Wantagh Middle School sixth-grade teacher Valentina Gatti’s students made connections between George W. Bush’s televised speech after the attacks and President Franklin Roosevelt’s “Day of Infamy” speech. Third-grade students at Forest Lake Elementary School read Mordecai Gerstein’s “The Man Who Walked Between the Towers” and also wrote letters of appreciation to local emergency service workers to be delivered to the Wantagh Fire Department.

Memorial visits in Seaford

Seaford High School is home to the community’s Sept. 11 memorial, in honor of the five alumni who died in the attacks.

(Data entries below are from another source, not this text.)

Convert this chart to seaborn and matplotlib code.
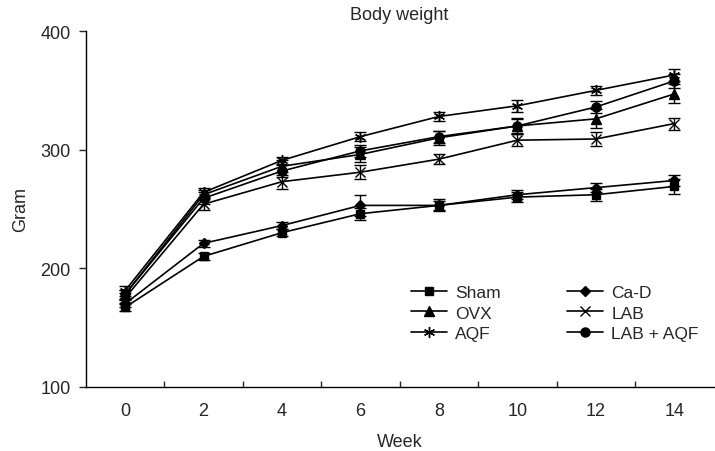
import numpy as np
import pandas as pd
import matplotlib
matplotlib.use("Agg")
import matplotlib.pyplot as plt
import seaborn as sns

# Data
weeks = [0, 2, 4, 6, 8, 10, 12, 14]
groups = ["Sham", "OVX", "AQF", "Ca-D", "LAB", "LAB + AQF"]

sham = [167, 210, 230, 246, 253, 260, 262, 269]
sham_err = [3, 3, 3, 5, 4, 4, 5, 6]
ovx = [178, 262, 286, 296, 310, 320, 326, 347]
ovx_err = [4, 4, 5, 6, 6, 7, 8, 8]
aqf = [181, 264, 291, 311, 328, 337, 350, 363]
aqf_err = [4, 4, 3, 4, 4, 5, 4, 5]
cad = [170, 221, 236, 253, 253, 262, 268, 274]
cad_err = [3, 3, 3, 9, 5, 4, 4, 5]
lab = [175, 254, 273, 281, 292, 308, 309, 322]
lab_err = [4, 5, 6, 6, 4, 5, 6, 5]
lab_aqf = [178, 259, 282, 299, 311, 320, 336, 358]
lab_aqf_err = [4, 5, 5, 5, 5, 6, 5, 6]

values = [sham, ovx, aqf, cad, lab, lab_aqf]
errors = [sham_err, ovx_err, aqf_err, cad_err, lab_err, lab_aqf_err]
markers = ["s", "^", (6, 2, 0), "D", "x", "o"]
msizes = [5.5, 6.5, 8, 5, 6.5, 6.5]

sns.set_style("ticks")
plt.rcParams['font.family'] = ['Liberation Sans', 'DejaVu Sans']

fig = plt.figure(figsize=(7.15, 4.52), dpi=100)
ax = fig.add_axes([0.120, 0.142, 0.878, 0.787])

pos = np.arange(len(weeks))
for name, vals, err, mk, ms in zip(groups, values, errors, markers, msizes):
    df = pd.DataFrame({"pos": pos, "weight": vals})
    ax.errorbar(pos, vals, yerr=err, fmt="none", ecolor="black",
                elinewidth=1.0, capsize=4, capthick=1.0)
    sns.lineplot(data=df, x="pos", y="weight", ax=ax, color="black",
                 marker=mk, markersize=ms, markeredgecolor="black",
                 markerfacecolor="black", markeredgewidth=1.0,
                 linewidth=1.2, label=name)

ax.set_xlim(-0.5, 7.5)
ax.set_ylim(100, 400)
ax.set_yticks([100, 200, 300, 400])
ax.set_xticks(pos)
ax.set_xticklabels([str(w) for w in weeks])
ax.set_xticks(np.arange(0.5, 7, 1), minor=True)
ax.tick_params(axis="x", which="major", length=0, labelsize=13, pad=11)
ax.tick_params(axis="x", which="minor", direction="in", length=4, width=1)
ax.tick_params(axis="y", direction="out", length=5, width=1, labelsize=13, pad=6)
sns.despine(ax=ax)
for s in ["left", "bottom"]:
    ax.spines[s].set_linewidth(1.0)
    ax.spines[s].set_color("black")

ax.set_xlabel("Week", fontsize=13, labelpad=10)
ax.set_ylabel("Gram", fontsize=13, labelpad=8)
fig.text(0.558, 0.965, "Body weight", ha="center", va="center", fontsize=13)

ax.legend(ncol=2, frameon=False, fontsize=12.5, loc="upper left",
          bbox_to_anchor=(411 / 715, 1 - 286 / 452),
          bbox_transform=fig.transFigure, borderpad=0, borderaxespad=0,
          handlelength=2.1, columnspacing=3.8, labelspacing=0.3,
          handletextpad=0.45)

fig.savefig("out.png", dpi=100)
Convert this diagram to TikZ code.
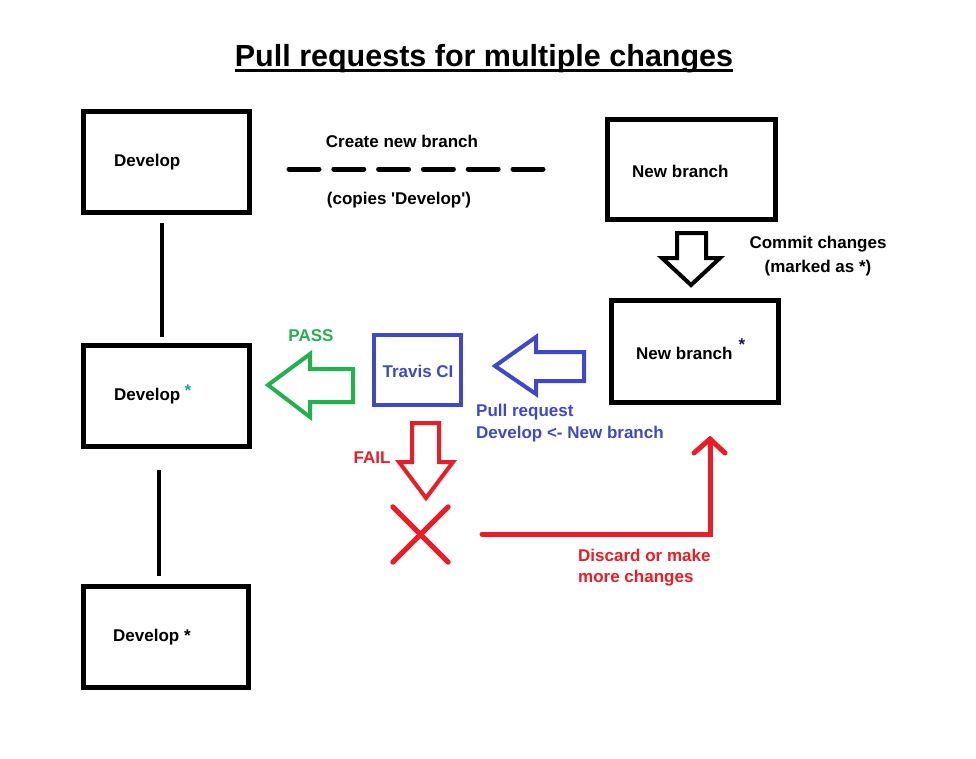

Throughout the day, many classes visited the monument outside the auditorium and some laid carnations in front.

New York City Firefighter Ed Fulford was out front and spoke to the students about his best friend, Tommy Haskell, one of the five graduates killed that day.

Social studies teacher Linda Kratzer said each teacher decides how much time they wish to devote to a Sept. 11 discussion in class. In having students who were too young to remember the attacks, she talks about how the day changed life for all Americans. Her classes also engaged in conversation about the current political climate at home and abroad.

Kratzer also told her students about the five alumni from Seaford before they went down to the memorial. “As part of the Seaford community,” she said, “we have a deep commitment to honor those community members that were lost on that day.”